Automate your deployment. Deploy to staging servers instead of production. Treat staging failures like as if they were production failures. Slowly build up your automated test coverage, and application monitoring/alerting. When comfortable with the regression rate in staging, start continuously deploying to production.

  • Pro: Easiest to sell to conservative stakeholders
  • Pro: No risk of continuous deployment causing regressions in production.
  • Con: Regressions often won’t be caught in staging, giving a false understanding of regression rate. This is a big deal. Your staging servers won’t have real users hitting real edge cases, and they probably won’t have the traffic, data size, scalability issues or reliability measurement of your actual production servers. You will regress in all of these areas without knowing it. This all leads to a false confidence in the abilities of your continuous deployment pipeline.
  • Con: The cost of building out the whole continuous deployment pipeline, without the return of the feedback of deploying to production. Best for: proving methodology to conservative stakeholders, projects with existing staging deployment that is regularly tested, and dipping toes in the continuous deployment waters.

Ship a low risk area first.

Automate deployment of a low-risk area. As infrastructure is built out / regression rate drops, roll out automated deploy to other areas.

  • Pro: Real learnings, real continuous deployment
  • Pro: Minimal risk of costly regressions
  • Con: Low-risk areas are often able to have regressions without Q/A or customers noticing, leading to slow feedback cycle
  • Con: Requires that you have or build a well isolated area of your codebase. Best for: proving methodology to less conservative stakeholders, projects with isolated low-risk code areas, and utilizing continuous deployment infrastructure as it’s built.

Ship your highest-risk area first.

Automate deployment of your highest-risk area (i.e. billing). Build out the full continuous deployment pipeline for your riskiest area, including a large automated test suite. This means significant up front investment, but If continuous deployment works for your company’s highest risk area then you’ve proven it will work everywhere else. While this approach sounds crazy, if your company decides continuous deployment is critical to it’s success then nailing continuous deployment for your highest-risk area makes the rest of adoption a downhill battle instead of an uphill one.

  • Pro: Real learnings, real continuous deployment
  • Pro: Once successful, rolling out to the rest of the company should be an easy sell
  • Pro: Easiest to measure before/after regression rates accurately
  • Con: Must build significant automated testing, alerting, monitoring and deploy/rollback infrastructure up front
  • Con: Regressions will be more expensive Best for: top-down mandate to build and invest in continuous deployment, proving methodology beyond doubt in large organizing, organizations large enough to devote team to implementing continuous deployment, and moving large organization to continuous deployment as fast as possible.

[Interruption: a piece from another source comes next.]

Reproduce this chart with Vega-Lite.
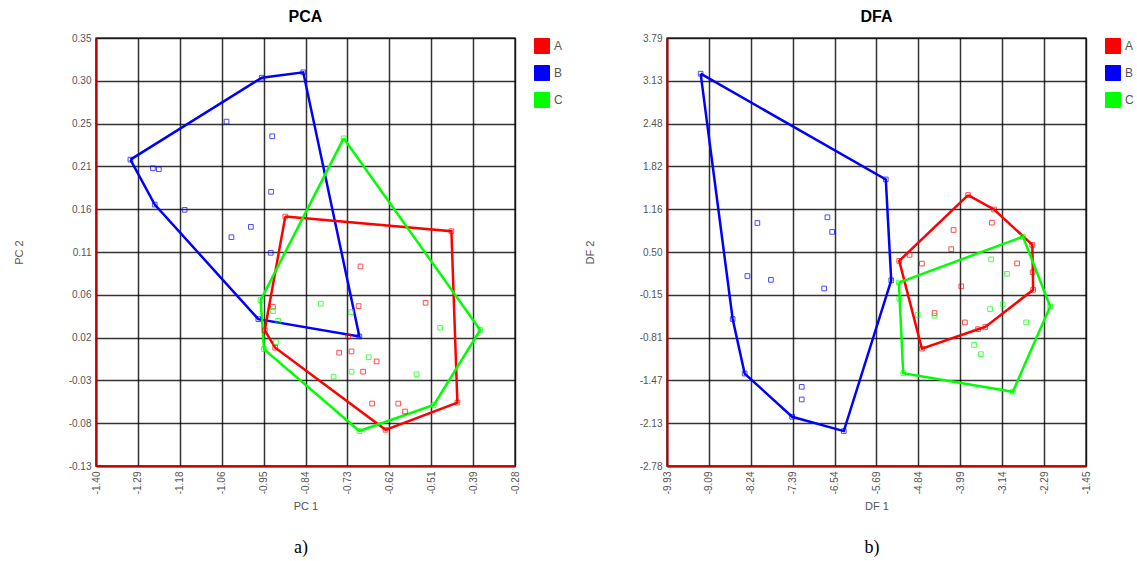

Which of these options is right for you comes down to some combination of risk-adversity and organization size. While the overall cost of building out the full pipeline might be significant, you should be able to choose a method from above and invest in your pipeline while you continue to successfully ship your product. The important part is gaining proportional return as you invest in your infrastructure, allowing you to reap benefits from continuous deployment as soon as possible.

So what are you waiting for? Get started already!